Gli USA e l'ambiente

Di Anna Armanti

In questo periodo il cambiamento climatico sta diventando una priorità. Uno dei Paesi più influenti è l’America perché si trova al secondo posto nella classifica dei Paesi più inquinanti, con l’impronta ambientale più pesante e quindi maggiormente responsabili del degrado ambientale del nostro Pianeta. Al primo posto troviamo il Brasile e al terzo la Cina. Inoltre gli Stati Uniti sono il primo Paese al mondo per l’utilizzo di fertilizzanti chimici e per emissioni di CO₂, il secondo per inquinamento delle acque e il terzo per volumi di pescato; anche se questi non sono sicuramente record positivi per un Paese.

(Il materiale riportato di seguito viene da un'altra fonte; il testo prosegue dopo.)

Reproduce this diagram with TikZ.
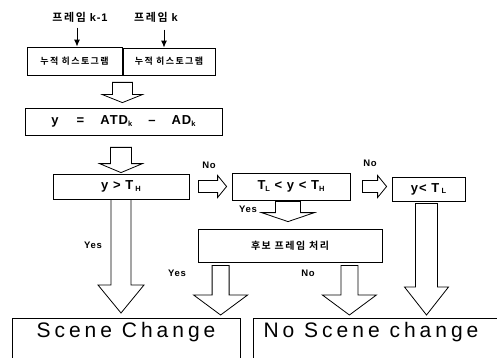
\documentclass[tikz,border=0pt]{standalone}
\usepackage{fontspec}
\setmainfont{Liberation Sans}
\newfontfamily\kr[LetterSpace=15,BoldFont={Noto Sans CJK KR Bold}]{Noto Sans CJK KR}
\newfontfamily\wide[LetterSpace=19]{Liberation Sans}
\newfontfamily\spaced[LetterSpace=8]{Liberation Sans}
\usetikzlibrary{arrows.meta,calc}

% hollow block arrows: from, to, shaft half width, head half width, head length
\newcommand{\fatdown}[5]{\draw[fat] let \p1=#1, \p2=#2 in (\x1-#3,\y1) -- (\x1-#3,\y2+#5) -- (\x1-#4,\y2+#5) -- (\x1,\y2) -- (\x1+#4,\y2+#5) -- (\x1+#3,\y2+#5) -- (\x1+#3,\y1) -- cycle;}
\newcommand{\fatright}[5]{\draw[fat] let \p1=#1, \p2=#2 in (\x1,\y1+#3) -- (\x2-#5,\y1+#3) -- (\x2-#5,\y1+#4) -- (\x2,\y1) -- (\x2-#5,\y1-#4) -- (\x2-#5,\y1-#3) -- (\x1,\y1-#3) -- cycle;}
\newcommand{\sub}[1]{\raisebox{-1.5pt}{\fontsize{7.5}{8}\selectfont #1}}

\begin{document}
\begin{tikzpicture}[x=1pt, y=-1pt, box/.style={draw, line width=0.8pt, inner sep=0pt}, fat/.style={draw, line width=0.8pt, line join=miter}, lbl/.style={font=\spaced\bfseries\fontsize{9.5}{11}\selectfont, inner sep=1pt}, btxt/.style={font=\spaced\bfseries\fontsize{13}{15}\selectfont}, arr/.style={-{Latex[length=7pt,width=6pt]}, line width=1pt}]
\clip (0,0) rectangle (497,358);
\node[font=\spaced\bfseries\fontsize{11}{13}\selectfont] (lab1) at (80,17) {{\kr 프레임} k-1};
\node[font=\spaced\bfseries\fontsize{11}{13}\selectfont] (lab2) at (156,17) {{\kr 프레임} k};
\node[box, minimum width=95, minimum height=28, font=\bfseries\fontsize{9}{10}\selectfont] (hist1) at (74.5,61) {\kr 누적 히스토그램};
\node[box, minimum width=92, minimum height=27, font=\bfseries\fontsize{9}{10}\selectfont] (hist2) at (169,61.5) {\kr 누적 히스토그램};
\node[box, btxt, minimum width=197, minimum height=27] (formula) at (123.5,121.5) {y\hspace{18pt}=\hspace{16pt}ATD\sub{k}\hspace{16pt}\textendash\hspace{16pt}AD\sub{k}};
\node[box, btxt, minimum width=136, minimum height=25] (yth) at (121,186.5) {y > T\,\sub{H}};
\node[box, btxt, minimum width=118, minimum height=27] (mid) at (291,186.5) {T\sub{L} < y < T\sub{H}};
\node[box, btxt, minimum width=73, minimum height=24] (ytl) at (428.5,189) {y< T\,\sub{L}};
\node[box, minimum width=184, minimum height=33, font=\bfseries\fontsize{10}{12}\selectfont] (cand) at (290,245.5) {\kr 후보 프레임 처리};
\node[box, anchor=north, minimum width=228, inner ysep=4pt, text depth=30pt, font=\wide\fontsize{21}{24}\selectfont] (scene) at (126,318) {Scene Change};
\node[box, anchor=north, minimum width=258, inner ysep=4pt, text depth=30pt, font=\wide\fontsize{21}{24}\selectfont] (noscene) at (382,318) {No Scene change\hspace{22pt}\null};
% thin arrows into the histograms
\draw[arr] ([xshift=-3pt,yshift=-2pt]lab1.south) -- ([xshift=-3pt]lab1.south |- hist1.north);
\draw[arr] ([xshift=8pt,yshift=-4pt]lab2.south) -- ([xshift=8pt]lab2.south |- hist2.north);
% hollow arrows
\fatdown{($(hist1.south east)+(0,7)$)}{($(formula.north)+(0,-5)$)}{10pt}{20pt}{8pt}
\fatdown{($(yth.north |- formula.south)+(0,12)$)}{($(yth.north)+(0,-1)$)}{10.5pt}{21.5pt}{9pt}
\fatright{($(yth.east)+(9,0)$)}{($(mid.west)+(-5,0)$)}{6pt}{11pt}{9pt}
\fatright{($(mid.east)+(12,0)$)}{($(ytl.west)+(-5,-2)$)}{6pt}{11pt}{9pt}
\fatdown{($(mid.south)+(-3,1)$)}{($(mid.south |- cand.north)+(-3,-7)$)}{12.5pt}{26.5pt}{9pt}
\fatdown{(yth.south)}{($(yth.south |- scene.north)+(0,-5)$)}{10pt}{23pt}{28pt}
\fatdown{($(cand.south west)+(23,3)$)}{($(cand.south west |- scene.north)+(23,-3)$)}{8.5pt}{27pt}{20pt}
\fatdown{($(cand.south east)+(-33,3)$)}{($(cand.south east |- noscene.north)+(-33,-3)$)}{8.5pt}{27pt}{20pt}
\fatdown{($(ytl.south)+(-2,2)$)}{($(ytl.south |- noscene.north)+(-2,-3)$)}{11pt}{22pt}{28pt}
% branch labels
\node[lbl] (no1) at (209,165) {No};
\node[lbl] (no2) at (370,163) {No};
\node[lbl] (yes1) at (248,209) {Yes};
\node[lbl] (yes2) at (93,245) {Yes};
\node[lbl] (yes3) at (177,273) {Yes};
\node[lbl] (no3) at (308,273) {No};
\end{tikzpicture}
\end{document}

Gli Stati Uniti sono uno tra i maggiori produttori di gas serra e, nonostante ciò, Trump non solo si è sempre disinteressato, ma ha anche annunciato il ritiro degli USA dall’accordo di Parigi. Questo accordo nel 2015 stabiliva che tutti gli Stati avrebbero dovuto impegnarsi per ridurre queste emissioni e fermare il cambiamento climatico, al fine di mantenere l’aumento medio della temperatura a 1,5 gradi centigradi.

Nonostante gli Stati Uniti in questi anni abbiano subito numerosi disastri ambientali, come gli incendi in California, che hanno bruciato una zona grande quanto il Lazio, uragani sempre più potenti, che si moltiplicano sulle coste americane, Trump ha continuato ad adottare una serie di leggi che non difendono l’ambiente, anzi, che lo danneggiano maggiormente.

Ad esempio erano stati indeboliti i limiti delle soglie di inquinamento. Questo ha infatti consentito il continuo rilascio di sostanze tossiche nell’ambiente, alti tassi di emissioni nei settori del trasporto e l’estrazione del petrolio dalle riserve naturali.

Inoltre l’Environmental Protection Agency ha comunicato che Trump ha rimosso le norme ambientali che ostacolavano le imprese americane, ma, come riportato da un recente studio sugli oceani, le società responsabili della maggior parte dell’acidificazione di essi e del contributo all'intensificarsi dei cambiamenti climatici fin dagli anni ‘60 sono 77 aziende petrolifere americane.

Recentemente il nuovo presidente Joe Biden ha invece chiarito che la sua campagna elettorale non è stata finanziata dalle multinazionali di gas e petrolio, anzi, che il suo impegno sarebbe stato volto a ridimensionare il ruolo nella politica e nell'economia americana di queste ultime.

Come per esempio l’agenda climatica che è rivolta alla riduzione del ruolo dei carboni fossili (petrolio e carbone) e a spostare i finanziamenti verso le fonti rinnovabili. Il piano del presidente mira a garantire che gli Stati Uniti raggiungano emissioni nette pari a zero entro il 2050. Biden promette quindi oltre 2.000 miliardi di dollari distribuiti sui 4 anni del suo mandato in modo da finanziare la crescita verde. Inoltre vorrebbe puntare a migliorare l’efficienza energetica di 4 milioni di edifici e di porre delle regole future in modo che le nuove abitazioni si fondano sul principio di efficienza e resilienza energetica.

C’è quindi la speranza che il nuovo presidente non segua le orme di Trump, ma che attui veramente una politica che sia in grado di salvaguardare al meglio il nostro Pianeta.